The W-3 comes with two sets of grips panels to suite your hand size and the unique grip design allows you to choke up higher and closer to the bore axis than is possible with the other rigs in our buyer’s guide.

FEATURES Radius bedding provides more contact area between the rifle chassis and the action and results in excellent action stability. Plus, a shortened tang contact area eliminates tang dive. Polymer comb riser for comfort in extreme temps and o-rings on the riser stanchions for quick return to selected height after removal. Cheek riser has six positions fore and aft. Seven quick-set LOP settings at ¼-inch intervals with novel locking adjustment. To add weight to the rear, KRG offers heavy straight and angled bag riders, along with a heavy LOP spacer. We added 2.6 pounds to the chassis with the channel weight, heavy angled bag rider, and heavy LOP spacer. Integral Arca rail plus spigot provides 14.5 inches of rail space.

Oddly, the W-3 doesn’t include any QD sling attachments for the forend. They have plates that attach to each side and the underside of the forend for $26, each. The buttstock comes with QD sling cups, one on each side.

PERFORMANCE Radius bedding works. Our Bighorn Origin and the W-3 mated like geese and produced the tightest shot groups of the tested rifle chassis. Even the nasty Remington action stayed put well enough to print the second tightest groups. The rifle balances well and we appreciated the polymer riser plate and grip panels when shooting a match in 15F temps. We did miss having a barricade stop and had a couple of feeding issues while jamming the mag into a barricade edge. We’d splurge for the $36 KRG barricade stop and mount it just in front of the mag.

LIKE High grip provides excellent leverage to manage recoil; radius bedding worked well with all tested actions.
DISLIKE Lack of integral barricade stop or QD cups on forend.

Magpul Pro 700 **Editor's Choice for Best Value**

  • Weight: (As Tested) 5.4 pounds (5.4 pounds)
  • Compatible Actions: Remington 700 & Clones
  • MSRP: (As Shown) $999 ($1074)
  • URL:
Magpul Pro 700 Rifle Chassis

DESIGN Magpul caught a lot of $h|t early on with the Pro 700 by meatheads that thought it was an all polymer chassis.

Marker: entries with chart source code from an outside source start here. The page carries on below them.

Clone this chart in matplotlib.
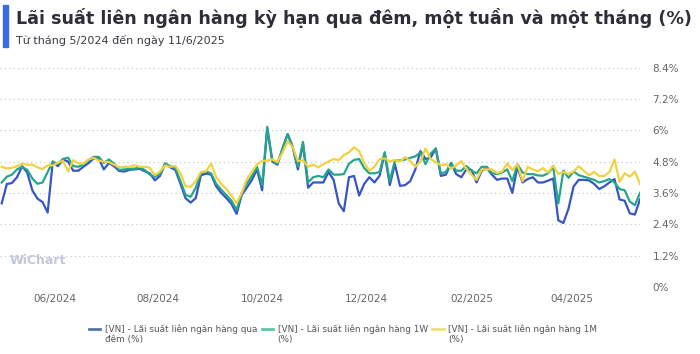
import numpy as np
import pandas as pd
import matplotlib
matplotlib.use("Agg")
import matplotlib.pyplot as plt
import matplotlib.dates as mdates
from matplotlib.ticker import FuncFormatter
from matplotlib.patches import Rectangle

# sampling dates (every 3 days) and values, in %
dates = pd.date_range("2024-05-01", periods=126, freq="3D")

overnight = [
    3.2, 3.94, 3.98, 4.2, 4.62, 4.38, 3.7, 3.38, 3.25, 2.85,
    4.8, 4.62, 4.88, 4.8, 4.45, 4.45, 4.6, 4.74, 4.92, 4.92,
    4.5, 4.75, 4.62, 4.44, 4.42, 4.48, 4.5, 4.53, 4.43, 4.35,
    4.08, 4.25, 4.72, 4.58, 4.48, 3.95, 3.4, 3.23, 3.4, 4.27,
    4.34, 4.3, 3.85, 3.6, 3.4, 3.18, 2.8, 3.52, 3.8, 4.1,
    4.5, 3.7, 6.06, 4.8, 4.68, 5.3, 5.85, 5.35, 4.5, 5.48,
    3.8, 4.0, 4.0, 4.0, 4.4, 4.1, 3.2, 2.9, 4.2, 4.25,
    3.5, 3.95, 4.2, 4.0, 4.26, 5.1, 3.9, 4.7, 3.87, 3.9,
    4.05, 4.5, 5.2, 4.9, 4.95, 5.3, 4.25, 4.3, 4.75, 4.32,
    4.2, 4.5, 4.48, 4.0, 4.45, 4.55, 4.3, 4.1, 4.15, 4.15,
    3.6, 4.6, 4.0, 4.13, 4.2, 4.0, 4.0, 4.07, 4.15, 2.55,
    2.45, 3.0, 3.85, 4.1, 4.1, 4.08, 3.95, 3.75, 3.85, 4.0,
    4.13, 3.35, 3.3, 2.82, 2.77, 3.35,
]

one_week = [
    4.0, 4.22, 4.3, 4.5, 4.6, 4.48, 4.15, 3.95, 4.0, 4.4,
    4.8, 4.7, 4.9, 4.95, 4.63, 4.6, 4.68, 4.85, 4.98, 4.98,
    4.75, 4.88, 4.72, 4.48, 4.5, 4.52, 4.53, 4.58, 4.48, 4.3,
    4.22, 4.32, 4.73, 4.63, 4.55, 4.05, 3.53, 3.45, 3.8, 4.34,
    4.42, 4.35, 3.95, 3.72, 3.52, 3.3, 2.95, 3.6, 3.95, 4.25,
    4.6, 3.9, 6.13, 4.85, 4.72, 5.3, 5.85, 5.35, 4.6, 5.55,
    4.0, 4.2, 4.25, 4.2, 4.5, 4.3, 4.3, 4.32, 4.72, 4.86,
    4.9, 4.55, 4.35, 4.35, 4.4, 5.16, 4.05, 4.84, 4.84, 4.88,
    4.94, 5.0, 5.15, 4.7, 5.1, 5.3, 4.35, 4.4, 4.75, 4.45,
    4.45, 4.63, 4.45, 4.35, 4.6, 4.6, 4.36, 4.32, 4.38, 4.5,
    4.05, 4.7, 4.38, 4.32, 4.32, 4.27, 4.26, 4.35, 4.6, 3.2,
    4.45, 4.18, 4.42, 4.28, 4.22, 4.16, 4.1, 4.0, 4.05, 4.13,
    4.0, 3.75, 3.7, 3.27, 3.13, 3.6,
]

one_month = [
    4.6, 4.54, 4.56, 4.62, 4.72, 4.68, 4.68, 4.58, 4.51, 4.66,
    4.65, 4.76, 4.83, 4.42, 4.85, 4.73, 4.72, 4.88, 4.94, 4.84,
    4.8, 4.78, 4.68, 4.58, 4.6, 4.6, 4.66, 4.6, 4.6, 4.56,
    4.28, 4.42, 4.65, 4.6, 4.63, 4.35, 3.86, 3.83, 4.05, 4.4,
    4.43, 4.72, 4.2, 3.95, 3.75, 3.5, 3.2, 3.6, 4.13, 4.4,
    4.7, 4.82, 4.84, 4.88, 4.78, 5.15, 5.57, 5.35, 4.82, 4.85,
    4.6, 4.68, 4.58, 4.7, 4.8, 4.9, 4.85, 5.05, 5.15, 5.35,
    5.2, 4.75, 4.45, 4.6, 4.9, 4.92, 4.8, 4.86, 4.8, 4.97,
    4.82, 4.6, 4.8, 5.3, 4.9, 4.78, 4.66, 4.7, 4.53, 4.65,
    4.82, 4.52, 4.3, 4.1, 4.5, 4.5, 4.5, 4.36, 4.42, 4.73,
    4.47, 4.7, 4.05, 4.6, 4.5, 4.43, 4.55, 4.38, 4.65, 4.33,
    4.4, 4.33, 4.42, 4.62, 4.45, 4.27, 4.4, 4.25, 4.25, 4.4,
    4.88, 4.02, 4.35, 4.22, 4.42, 3.94,
]

labels = [
    "[VN] - Lãi suất liên ngân hàng qua\nđêm (%)",
    "[VN] - Lãi suất liên ngân hàng 1W\n(%)",
    "[VN] - Lãi suất liên ngân hàng 1M\n(%)",
]
colors = ["#3656c4", "#24a58c", "#f1d23e"]
y_ticks = [0, 1.2, 2.4, 3.6, 4.8, 6, 7.2, 8.4]

plt.rcParams["font.family"] = ["DejaVu Sans"]

fig = plt.figure(figsize=(7, 3.54), dpi=100)
fig.patch.set_facecolor("white")

# title block
fig.patches.append(Rectangle((3 / 700, 1 - 47 / 354), 5 / 700, 42 / 354,
                             transform=fig.transFigure, color="#3b6be0"))
fig.text(16 / 700, 1 - 18 / 354, "Lãi suất liên ngân hàng kỳ hạn qua đêm, một tuần và một tháng (%)",
         fontsize=12.6, fontweight="bold", color="#2e2e38", va="center")
fig.text(16 / 700, 1 - 40 / 354, "Từ tháng 5/2024 đến ngày 11/6/2025",
         fontsize=8, color="#3a3a44", va="center")

ax = fig.add_axes([0, 67 / 354, 640 / 700, 219.5 / 354])
ax.set_facecolor("white")

series = [overnight, one_week, one_month]
lines = []
for vals, col, lab in zip(series, colors, labels):
    ln, = ax.plot(dates, vals, color=col, lw=1.6, label=lab, solid_joinstyle="round")
    lines.append(ln)

ax.set_ylim(0, 8.4)
ax.set_xlim(pd.Timestamp("2024-04-30"), pd.Timestamp("2025-05-11"))
ax.set_yticks(y_ticks)
ax.yaxis.set_major_formatter(FuncFormatter(lambda v, p: f"{v:g}%"))
ax.yaxis.tick_right()
ax.grid(axis="y", linestyle=(0, (1, 2.5)), color="#c8c8c8", lw=0.9)
ax.set_axisbelow(True)
for s in ax.spines.values():
    s.set_visible(False)

ax.xaxis.set_major_locator(mdates.MonthLocator(bymonth=[2, 4, 6, 8, 10, 12]))
ax.xaxis.set_major_formatter(mdates.DateFormatter("%m/%Y"))
ax.tick_params(axis="both", length=0, labelsize=7.5, colors="#666666")
ax.tick_params(axis="y", pad=9)
ax.tick_params(axis="x", pad=5)
for t in ax.get_yticklabels():
    t.set_clip_on(False)

# watermark
ax.text(10 / 640, (287 - 260) / 219.5, "WiChart", transform=ax.transAxes,
        fontsize=9, fontweight="bold", color="#c2c6dc", va="center", ha="left")

leg = fig.legend(handles=lines, loc="center", bbox_to_anchor=(0.49, 20 / 354), ncol=3,
                 frameon=False, fontsize=6.4, handlelength=1.3, handletextpad=0.5,
                 columnspacing=0.5, labelcolor="#555555")
for h, c in zip(leg.legend_handles, ["#5b72b0", "#5cc5a8", "#f0de7a"]):
    h.set_color(c)
    h.set_linewidth(2)
    # put the handle level with the first text line
    yd = h.get_ydata()
    h.set_ydata([v + 4 for v in yd])

fig.savefig("out.png", dpi=100)
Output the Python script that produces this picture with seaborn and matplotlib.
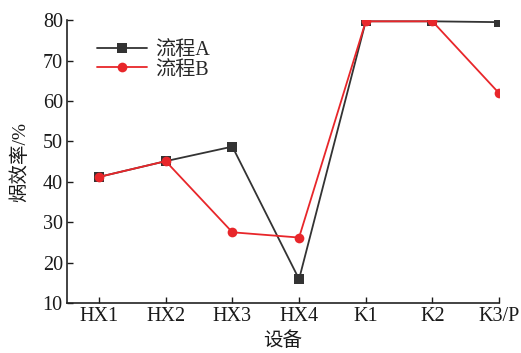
import matplotlib
matplotlib.use("Agg")
import matplotlib.pyplot as plt
import seaborn as sns
import pandas as pd

categories = ["HX1", "HX2", "HX3", "HX4", "K1", "K2", "K3/P"]
flow_a = [41.2, 45.1, 48.7, 15.9, 79.7, 79.7, 79.5]
flow_b = [41.2, 45.1, 27.5, 26.2, 79.7, 79.7, 61.9]
series_names = ["流程A", "流程B"]

sns.set_theme(style="ticks")
plt.rcParams['font.family'] = ['Liberation Serif', 'Noto Sans CJK SC', 'DejaVu Sans']
plt.rcParams['font.size'] = 14.5

df = pd.DataFrame({
    "设备": categories * 2,
    "value": flow_a + flow_b,
    "series": [series_names[0]] * len(categories) + [series_names[1]] * len(categories),
})
df["x"] = list(range(len(categories))) * 2

fig = plt.figure(figsize=(5.21, 3.53), dpi=100)
ax = fig.add_axes([0.1286, 0.1416, 0.958 - 0.1286, 0.943 - 0.1416])

palette = {series_names[0]: "#333333", series_names[1]: "#e8262a"}
sns.lineplot(data=df, x="x", y="value", hue="series", style="series",
             markers={series_names[0]: "s", series_names[1]: "o"}, dashes=False,
             palette=palette, markersize=7, linewidth=1.3, markeredgewidth=0,
             ax=ax)

ax.set_xlim(-0.48, 6)
ax.set_ylim(10, 80)
ax.set_xticks(range(len(categories)))
ax.set_xticklabels(categories)
ax.set_yticks(range(10, 81, 10))
ax.tick_params(direction="in", length=4, width=1, labelsize=14.5, colors="#1a1a1a", pad=3)
for s in ["top", "right"]:
    ax.spines[s].set_visible(False)
for s in ["left", "bottom"]:
    ax.spines[s].set_linewidth(1.2)
    ax.spines[s].set_color("#222222")
ax.set_xlabel("设备", fontsize=14, labelpad=4, color="#1a1a1a")
ax.set_ylabel("㶽效率/%", fontsize=14, labelpad=10, color="#1a1a1a")

leg = ax.legend(loc="upper left", bbox_to_anchor=(0.05, 0.955), frameon=False,
                fontsize=14.5, handlelength=2.5, borderaxespad=0, labelspacing=0.02,
                handletextpad=0.4)
fig.savefig("out.png", dpi=100)
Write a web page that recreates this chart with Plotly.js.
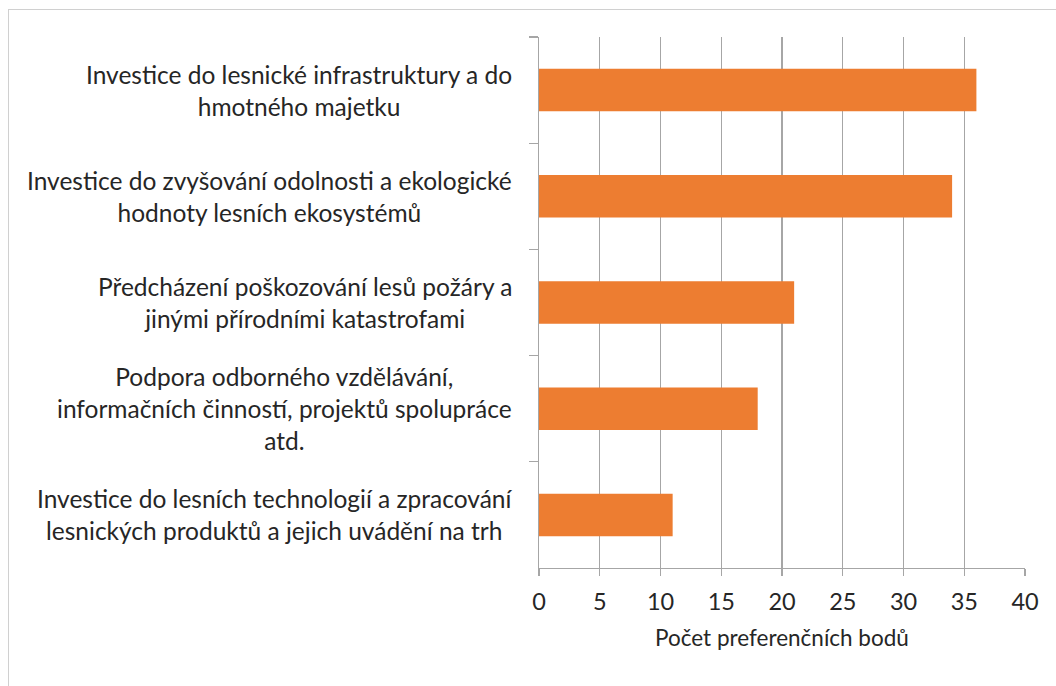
<!DOCTYPE html>
<html>
<head>
<meta charset="utf-8">
<script src="https://cdn.plot.ly/plotly-3.0.1.min.js"></script>
<style>
html,body{margin:0;padding:0;background:#fff;}
#wrap{position:relative;width:1056px;height:686px;overflow:hidden;}
#chart{width:1056px;height:686px;}
#frame{position:absolute;left:8px;top:9px;width:1060px;height:690px;border:1.5px solid #d0d0d0;box-sizing:border-box;pointer-events:none;}
</style>
</head>
<body>
<div id="wrap"><div id="chart"></div><div id="frame"></div></div>
<script>
const categories = [
  "Investice do lesnické infrastruktury a do<br>hmotného majetku",
  "Investice do zvyšování odolnosti a ekologické<br>hodnoty lesních ekosystémů",
  "Předcházení poškozování lesů požáry a<br>jinými přírodními katastrofami",
  "Podpora odborného vzdělávání,<br>informačních činností, projektů spolupráce<br>atd.",
  "Investice do lesních technologií a zpracování<br>lesnických produktů a jejich uvádění na trh"
];
const values = [36, 34, 21, 18, 11];
const xTicks = [0, 5, 10, 15, 20, 25, 30, 35, 40];
const xTitle = "Počet preferenčních bodů";

const FONT = "Lato, 'Open Sans', sans-serif";
const TXT = "#262626";
const GRID = "#a6a6a6";

const trace = {
  type: "bar",
  orientation: "h",
  x: values,
  y: categories,
  marker: {color: "#ED7D31", line: {width: 0}},
  hoverinfo: "none"
};

const annotations = categories.map((c, i) => ({
  xref: "paper", yref: "y",
  x: (514 - 539) / 486, y: c,
  xanchor: "right", yanchor: "middle",
  align: "center",
  text: c,
  showarrow: false,
  font: {family: FONT, size: 24.5, color: TXT}
}));

const layout = {
  width: 1056, height: 686,
  margin: {l: 539, r: 31, t: 37, b: 118},
  paper_bgcolor: "#fff", plot_bgcolor: "#fff",
  showlegend: false,
  bargap: 0.6,
  font: {family: FONT, size: 23, color: TXT},
  xaxis: {
    range: [0, 40],
    tickvals: xTicks,
    ticktext: xTicks.map(String),
    showgrid: true, gridcolor: GRID, gridwidth: 1.3,
    showline: true, linecolor: GRID, linewidth: 1.3,
    ticks: "outside", ticklen: 7, tickcolor: GRID, tickwidth: 1.3,
    ticklabelstandoff: 5,
    tickfont: {family: FONT, size: 23.5, color: TXT},
    zeroline: false,
    title: {text: xTitle, font: {family: FONT, size: 22.5, color: TXT}, standoff: 16}
  },
  yaxis: {
    type: "category",
    autorange: "reversed",
    showticklabels: false,
    showgrid: false,
    showline: true, linecolor: GRID, linewidth: 1.3,
    ticks: "outside", ticklen: 9, tickcolor: GRID, tickwidth: 1.3,
    tickson: "boundaries",
    zeroline: false
  },
  annotations: annotations
};

Plotly.newPlot("chart", [trace], layout, {staticPlot: true, displayModeBar: false});
</script>
</body>
</html>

IRL, the Pro 700 has a strong and rigid, full length, aluminum skeleton beneath a bunch of carefully fitted polymer panels that make the chassis friendlier when handling it in the heat and cold. We pulled the poly panels off the chassis and were impressed with how well they fit. There are no gaps or flexy areas that might otherwise make the chassis feel cheap.

It uses a V-block for bedding and features three integral M-Lok attachment panels on the base and sides of the forend. Later production versions have a scallop on the leading edge of the recoil lug pocket to improve seating of actions with a chamfered recoil lug joint. The Pro 700 was one of the first rifle chassis with a sliding grip and an integral thumb shelf. With a choice of two included, interchangeable grip panels, the Pro 700 accommodates a wide range of hands and grip styles.

FEATURES The M-Lok slabs make the Pro 700 supremely adaptable. Magpul’s offers several M-Lok-able Arca dovetail rails to bolt under the forend. For max adaptability, the full length version has M-Lok slots at the front end for full meta points. The back end of the rail captures the front action screw and the sliding grip captures the rear action screw. This might seem frivolous, but if you move a barreled action between the Pro 700 and a lightweight hunting stock for deer season, you’ll appreciate not wondering where the eff-ing screws got to.

The hinge on the folding version is strong, wobble-free and reversible. Swap the hinge and the move the bolt handle slot filler from one side to the other to suit lefthandidness without compromise. We also like the magwell and its low-profile but effective barricade stop that prevents mag bind when loading on a barricade. On the backend, while there’s an M-Lok field on the bottom of the stock, the long, flat base of the stock is a fine bag-rider on its own. We were bummed Magpul doesn’t offer a weight system until we realized we could just bolt on MDT’s M-Lok forend weights.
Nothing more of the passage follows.